Cross-linguistically, there are clear tendencies that relate notions of information structure to particular linguistic phenomena. For instance, focus tends to be prosodically prominent, and there do not seem to be any languages that express focus by deaccenting destressing.

The following German sentences exhibit three different kinds of syntactic 'fronting' that correlate with topic.

 a. _Diesen Mann_ habe ich noch nie gesehen.
 'This man have I yet not seen.' (movement)
 b. _Diesen Mann_, den habe ich noch nie gesehen.
 'This man, that I have yet not seen.' (left dislocation)
 c. _Diesen Mann_, ich habe ihn noch nie gesehen.
 'This man, I have him yet not seen.' (hanging topic)

It is often assumed that answers to questions are focused elements. Question and answer pairs are often used as diagnostics for focus, as in the following English examples.

Q: What did John do with the book yesterday?
A: He SOLD the book yesterday.
A: *He sold the book YESTERDAY.

Q: When did Jane sell the book?
A: She sold the book YESTERDAY.
A: *She SOLD the book yesterday.

== Concepts ==

=== Focus and background ===

Focus is a grammatical category or attribute that determines indicating that part of an utterance contributes new, non-derivable, or contrastive information. Some theories (in line with work by Mats Rooth) link focus to the presence of alternatives (see Focus (linguistics) § Alternative semantics). An alternative theory of focus would account for the stress pattern in the example from the previous section (When did Jane sell the book? She sold the book YESTERDAY), saying that YESTERDAY receives focus because it could be substituted with alternative time periods (TODAY or LAST WEEK) and still serve to answer the question the first speaker asked.

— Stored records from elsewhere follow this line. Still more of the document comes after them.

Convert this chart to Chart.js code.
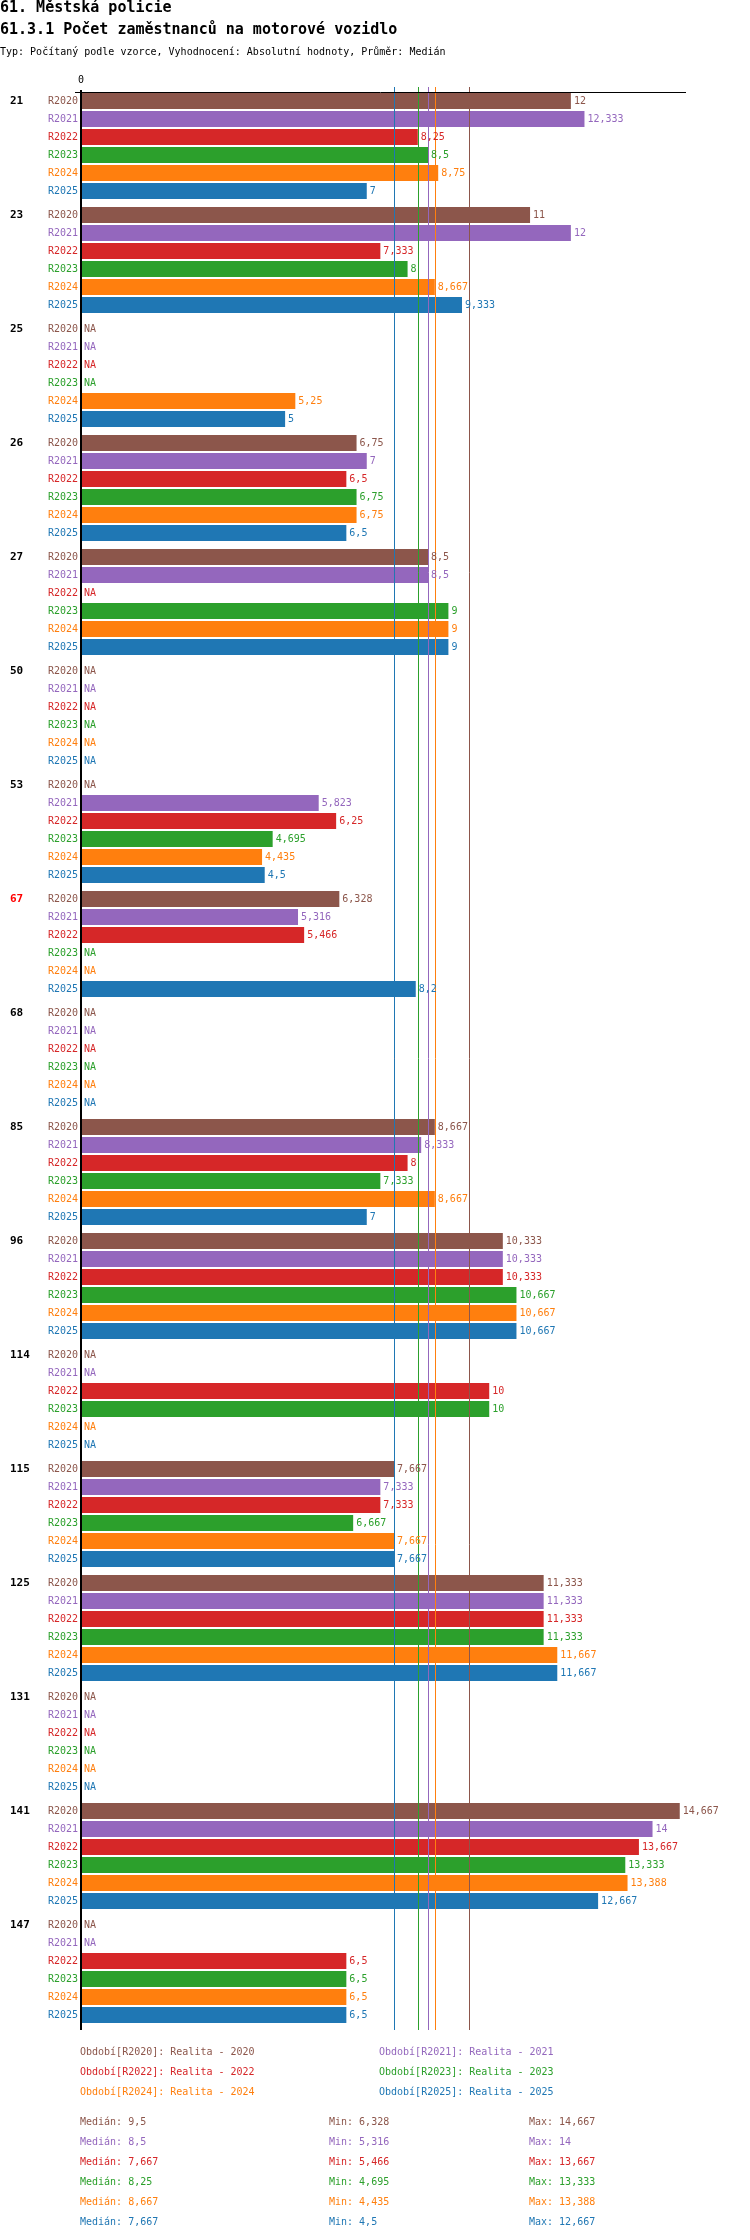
<!DOCTYPE html>
<html lang="cs">
<head>
<meta charset="utf-8">
<title>61.3.1 Počet zaměstnanců na motorové vozidlo</title>
<script src="https://cdn.jsdelivr.net/npm/chart.js@4.4.1/dist/chart.umd.min.js"></script>
<style>
  html, body { margin: 0; padding: 0; background: #fff; }
  body { width: 750px; height: 2240px; position: relative; overflow: hidden;
         font-family: "DejaVu Sans Mono", monospace; }
  #chartBox { position: absolute; left: 0; top: 0; width: 750px; height: 2240px; }
  .t { position: absolute; white-space: pre; line-height: 1; }
  .big { font-size: 15px; font-weight: bold; color: #000; }
  .small { font-size: 10px; }
</style>
</head>
<body>
<div id="chartBox"><canvas id="myChart" width="750" height="2240"></canvas></div>

<div class="t big" style="left:0;top:0px">61. Městská policie</div>
<div class="t big" style="left:0;top:22px">61.3.1 Počet zaměstnanců na motorové vozidlo</div>
<div class="t small" style="left:0;top:47px;color:#000">Typ: Počítaný podle vzorce, Vyhodnocení: Absolutní hodnoty, Průměr: Medián</div>
<div id="legend"></div>

<script>
// data
const groups = ['21', '23', '25', '26', '27', '50', '53', '67', '68', '85', '96', '114', '115', '125', '131', '141', '147'];
const periods = ['R2020', 'R2021', 'R2022', 'R2023', 'R2024', 'R2025'];
const periodNames = ['Realita - 2020', 'Realita - 2021', 'Realita - 2022', 'Realita - 2023', 'Realita - 2024', 'Realita - 2025'];

const r2020 = [12, 11, null, 6.75, 8.5, null, null, 6.328, null, 8.667, 10.333, null, 7.667, 11.333, null, 14.667, null];
const r2021 = [12.333, 12, null, 7, 8.5, null, 5.823, 5.316, null, 8.333, 10.333, null, 7.333, 11.333, null, 14, null];
const r2022 = [8.25, 7.333, null, 6.5, null, null, 6.25, 5.466, null, 8, 10.333, 10, 7.333, 11.333, null, 13.667, 6.5];
const r2023 = [8.5, 8, null, 6.75, 9, null, 4.695, null, null, 7.333, 10.667, 10, 6.667, 11.333, null, 13.333, 6.5];
const r2024 = [8.75, 8.667, 5.25, 6.75, 9, null, 4.435, null, null, 8.667, 10.667, null, 7.667, 11.667, null, 13.388, 6.5];
const r2025 = [7, 9.333, 5, 6.5, 9, null, 4.5, 8.2, null, 7, 10.667, null, 7.667, 11.667, null, 12.667, 6.5];

const medians = [9.5, 8.5, 7.667, 8.25, 8.667, 7.667];
const mins = [6.328, 5.316, 5.466, 4.695, 4.435, 4.5];
const maxs = [14.667, 14, 13.667, 13.333, 13.388, 12.667];

const series = [r2020, r2021, r2022, r2023, r2024, r2025];
const colors = ['#8c564b', '#9467bd', '#d62728', '#2ca02c', '#ff7f0e', '#1f77b4'];
const highlightGroup = '67';

function fmt(v) {
  return String(v).replace('.', ',');
}

// labels, median lines and axis lines drawn on top of the bars
const decor = {
  id: 'decor',
  afterDatasetsDraw(chart) {
    const ctx = chart.ctx;
    const x = chart.scales.x;
    const x0 = x.getPixelForValue(0);
    const lineTop = chart.chartArea.top - 2;
    const lineBottom = chart.chartArea.bottom + 3;
    ctx.save();

    // median lines
    medians.forEach(function(m, k) {
      const px = Math.round(x.getPixelForValue(m)) + 0.5;
      ctx.strokeStyle = colors[k];
      ctx.lineWidth = 1;
      ctx.beginPath();
      ctx.moveTo(px, lineTop);
      ctx.lineTo(px, lineBottom);
      ctx.stroke();
    });

    // axis lines
    ctx.strokeStyle = '#000';
    ctx.lineWidth = 1;
    ctx.beginPath();
    ctx.moveTo(x0 - 6, chart.chartArea.top + 3.5);
    ctx.lineTo(x.right, chart.chartArea.top + 3.5);
    ctx.stroke();
    ctx.lineWidth = 2;
    ctx.beginPath();
    ctx.moveTo(x0, chart.chartArea.top + 1);
    ctx.lineTo(x0, lineBottom);
    ctx.stroke();

    ctx.textBaseline = 'middle';
    ctx.font = '10px "DejaVu Sans Mono"';
    ctx.fillStyle = '#000';
    ctx.textAlign = 'center';
    ctx.fillText('0', x0, chart.chartArea.top - 9);

    series.forEach(function(vals, k) {
      const meta = chart.getDatasetMeta(k);
      vals.forEach(function(v, i) {
        const el = meta.data[i];
        ctx.fillStyle = colors[k];
        ctx.font = '10px "DejaVu Sans Mono"';
        ctx.textAlign = 'right';
        ctx.fillText(periods[k], x0 - 3, el.y);
        ctx.textAlign = 'left';
        if (v === null) {
          ctx.fillText('NA', x0 + 3, el.y);
        } else {
          ctx.fillText(fmt(v), el.x + 3, el.y);
        }
        if (k === 0) {
          ctx.font = 'bold 11px "DejaVu Sans Mono"';
          ctx.fillStyle = groups[i] === highlightGroup ? '#ff0000' : '#000';
          ctx.fillText(groups[i], 10, el.y);
        }
      });
    });
    ctx.restore();
  }
};

const data = {
  labels: groups,
  datasets: series.map(function(vals, k) {
    return {
      label: periods[k],
      data: vals,
      backgroundColor: colors[k],
      borderWidth: 0,
      barPercentage: 16 / 18,
      categoryPercentage: 108 / 114
    };
  })
};

const config = {
  type: 'bar',
  data: data,
  options: {
    indexAxis: 'y',
    responsive: false,
    animation: false,
    devicePixelRatio: 1,
    layout: { padding: { left: 81, right: 64, top: 89, bottom: 213 } },
    plugins: { legend: { display: false }, tooltip: { enabled: false } },
    scales: {
      x: { type: 'linear', display: false, min: 0, max: 14.82 },
      y: { type: 'category', display: false }
    }
  },
  plugins: [decor]
};

const myChart = new Chart(document.getElementById('myChart'), config);

// legend and summary rows under the chart
const legend = document.getElementById('legend');
periods.forEach(function(p, k) {
  const d = document.createElement('div');
  d.className = 't small';
  d.style.color = colors[k];
  d.style.left = (k % 2 === 0 ? 80 : 379) + 'px';
  d.style.top = (2047 + Math.floor(k / 2) * 20) + 'px';
  d.textContent = 'Období[' + p + ']: ' + periodNames[k];
  legend.appendChild(d);
});
periods.forEach(function(p, k) {
  const cells = [['Medián: ' + fmt(medians[k]), 80], ['Min: ' + fmt(mins[k]), 329], ['Max: ' + fmt(maxs[k]), 529]];
  cells.forEach(function(c) {
    const d = document.createElement('div');
    d.className = 't small';
    d.style.color = colors[k];
    d.style.left = c[1] + 'px';
    d.style.top = (2117 + k * 20) + 'px';
    d.textContent = c[0];
    legend.appendChild(d);
  });
});
</script>
</body>
</html>
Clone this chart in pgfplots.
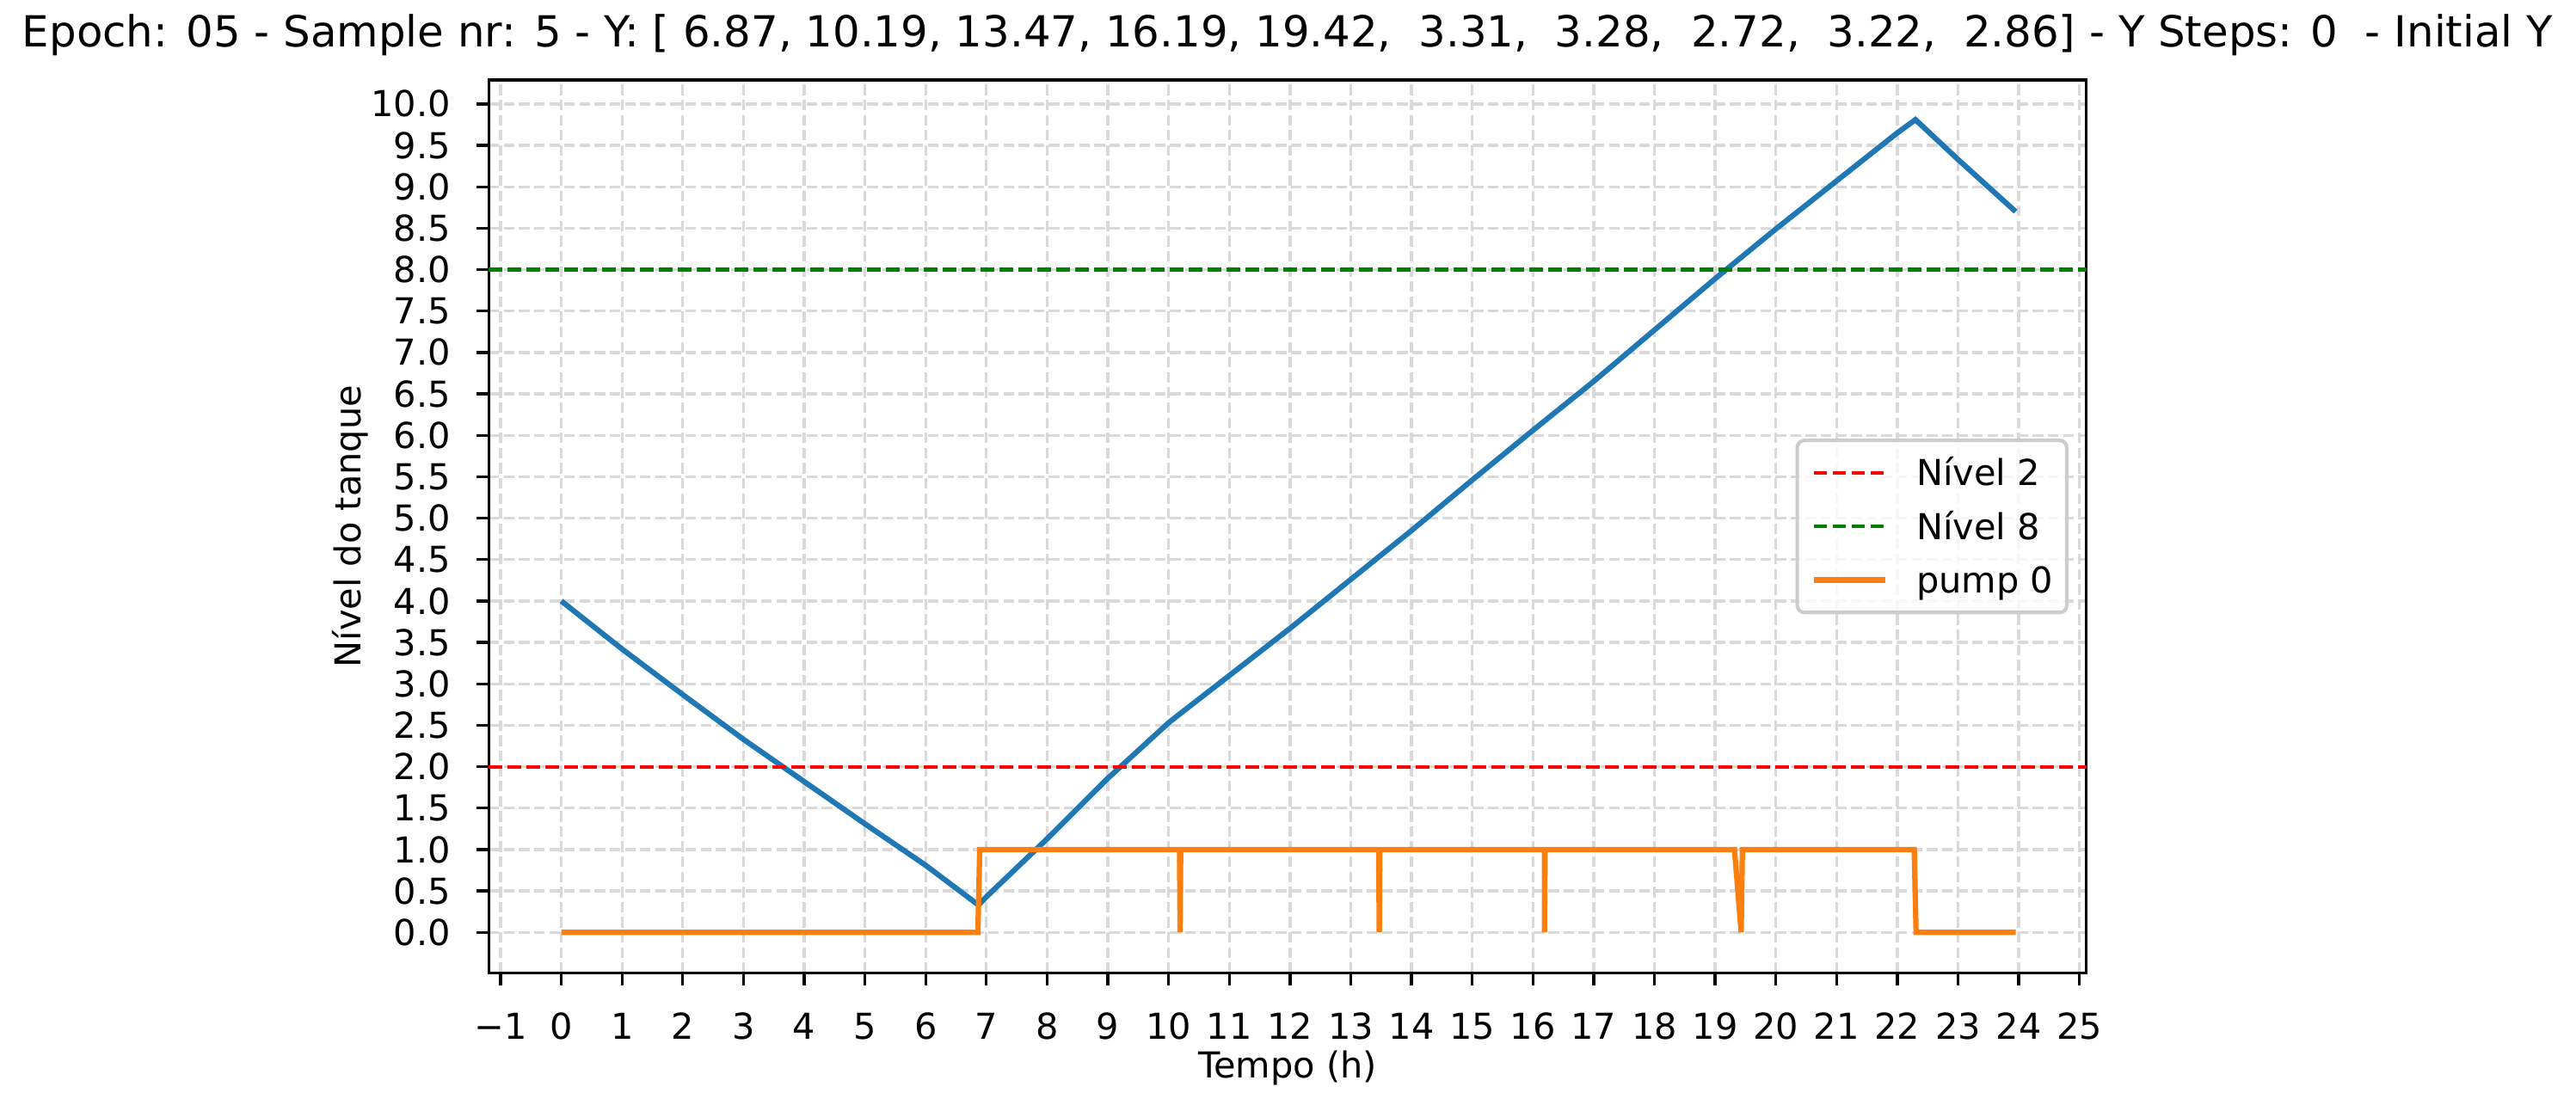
\documentclass[border=0pt]{standalone}
\usepackage{fontspec}
\setmainfont{DejaVu Sans}
\usepackage{pgfplots}
\pgfplotsset{compat=1.18}
\definecolor{mplblue}{HTML}{1F77B4}
\definecolor{mplorange}{HTML}{FF7F0E}
\definecolor{mplgreen}{HTML}{008000}
\definecolor{mplred}{HTML}{FF0000}
\definecolor{gridgray}{gray}{0.85}
\definecolor{legendgray}{gray}{0.8}
\begin{document}
\begin{tikzpicture}
\begin{axis}[
  at={(0,0)}, anchor=south west,
  scale only axis, width=447.5pt, height=250.2pt,
  xmin=-1.196, xmax=25.116, ymin=-0.49, ymax=10.29,
  xtick={-1,0,1,2,3,4,5,6,7,8,9,10,11,12,13,14,15,16,17,18,19,20,21,22,23,24,25},
  xticklabels={−1,0,1,2,3,4,5,6,7,8,9,10,11,12,13,14,15,16,17,18,19,20,21,22,23,24,25},
  ytick={0,0.5,1,1.5,2,2.5,3,3.5,4,4.5,5,5.5,6,6.5,7,7.5,8,8.5,9,9.5,10},
  yticklabels={0.0,0.5,1.0,1.5,2.0,2.5,3.0,3.5,4.0,4.5,5.0,5.5,6.0,6.5,7.0,7.5,8.0,8.5,9.0,9.5,10.0},
  /pgf/number format/assume math mode=true,
  tick align=outside, major tick length=3.5pt,
  every tick/.style={black, line width=0.8pt},
  axis line style={line width=0.8pt, black},
  xtick pos=bottom, ytick pos=left,
  grid=major,
  major grid style={gridgray, line width=0.8pt, dash pattern=on 2.96pt off 1.28pt},
  xticklabel style={font=\fontsize{10}{12}\selectfont, anchor=base, inner sep=0pt, yshift=-15.06pt},
  yticklabel style={font=\fontsize{10}{12}\selectfont, anchor=east, inner sep=0pt, xshift=-7pt},
  xlabel={Tempo (h)},
  xlabel style={at={(axis description cs:0.5,0)}, anchor=base, inner sep=0pt, yshift=-29.27pt, font=\fontsize{10}{12}\selectfont},
  ylabel={Nível do tanque},
  ylabel style={at={([xshift=-35.7pt]axis description cs:0,0.5)}, anchor=base, rotate=0, inner sep=0pt, font=\fontsize{10}{12}\selectfont},
  every axis title shift=0pt,
  title={Epoch: 05 - Sample nr: 5 - Y: [ 6.87, 10.19, 13.47, 16.19, 19.42,\ \ 3.31,\ \ 3.28,\ \ 2.72,\ \ 3.22,\ \ 2.86] - Y Steps: 0\ \ - Initial Y},
  title style={at={(axis description cs:0.5,1)}, anchor=base, inner sep=0pt, yshift=9.2pt, font=\fontsize{12}{14.4}\selectfont},
  legend style={at={(axis description cs:1,0.5)}, anchor=east, xshift=-5pt,
    draw=legendgray, line width=1pt, rounded corners=2pt, fill=white, fill opacity=0.8, text opacity=1, draw opacity=1,
    font=\fontsize{10}{12}\selectfont, inner xsep=3.84pt, inner ysep=4.5pt, row sep=5.8pt,
    nodes={inner sep=0pt, text height=8.2pt, text depth=1pt},
    cells={anchor=west},
    /tikz/every odd column/.style={column sep=8pt}},
  legend image code/.code={\draw[#1] (0pt,0pt) -- (20pt,0pt);},
]
\addplot[mplblue, line width=1.5pt, forget plot] coordinates {
(0,4.00) (1,3.42) (2,2.87) (3,2.33) (4,1.82) (5,1.31) (6,0.81) (6.87,0.33)
(7,0.43) (8,1.13) (9,1.86) (10,2.53) (10.19,2.64) (11,3.10) (12,3.67) (13,4.26)
(14,4.85) (15,5.46) (16,6.06) (17,6.65) (18,7.27) (19,7.89) (20,8.49) (21,9.07)
(22,9.65) (22.3,9.81) (23,9.33) (23.95,8.70)};
\addplot[mplred, line width=1pt, dash pattern=on 3.7pt off 1.6pt] coordinates {(-1.196,2) (25.116,2)};
\addlegendentry{Nível 2}
\addplot[mplgreen, line width=1pt, dash pattern=on 3.7pt off 1.6pt] coordinates {(-1.196,8) (25.116,8)};
\addlegendentry{Nível 8}
\addplot[mplorange, line width=1.5pt] coordinates {
(0,0) (6.86,0) (6.89,1) (10.18,1) (10.19,0) (10.20,1) (13.46,1) (13.47,0) (13.48,1)
(16.19,1) (16.19,0) (16.20,1) (19.32,1) (19.43,0) (19.45,1) (22.28,1) (22.31,0) (23.95,0)};
\addlegendentry{pump 0}
\end{axis}
\pgfresetboundingbox
\path ([shift={(-136.88pt,-38.66pt)}]current axis.south west) rectangle ([shift={(584.62pt,272.58pt)}]current axis.south west);
\end{tikzpicture}
\end{document}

Background is a more difficult concept to define; it's not simply the complement of focus. Daniel P. Hole gives the following framework: "'Focus' is a relational notion, and the entity a focus relates to is called its background, or presupposition."

=== Topic and comment ===

The topic (or theme) of a sentence is what is being talked about, and the comment (or rheme, or sometimes focus) is what is being said about the topic. That the information structure of a clause is divided in this way is generally agreed on, but the boundary between topic/theme depends on the grammatical theory. Topic is grammaticalized in languages like Japanese and Korean, which have a designated topic-marker morpheme affixed to the topic.

Some diagnostics have been proposed for languages that lack grammatical topic-markers, like English; they attempt to distinguish between different kinds of topics (such as "aboutness" topics and "contrastive" topics). The diagnostics consist of judging how felicitous it is to follow a discourse with either questions (What about x?) or sentences beginning with certain phrases (About x, ... Speaking of x, ... As for x, ...) to determine how "topical" x is in that context.

=== Given and new ===
Intuitively, givenness classifies words and information in a discourse that are already known (or given) by virtue of being common knowledge, or by having been discussed previously in the same discourse ("anaphorically recoverable"). Certain theories (such as Roger Schwarzschild's GIVENness Constraint) require all non-focus-marked constituents to be given.

Words/information that are not given, or are "textually and situationally non-derivable" are by definition new.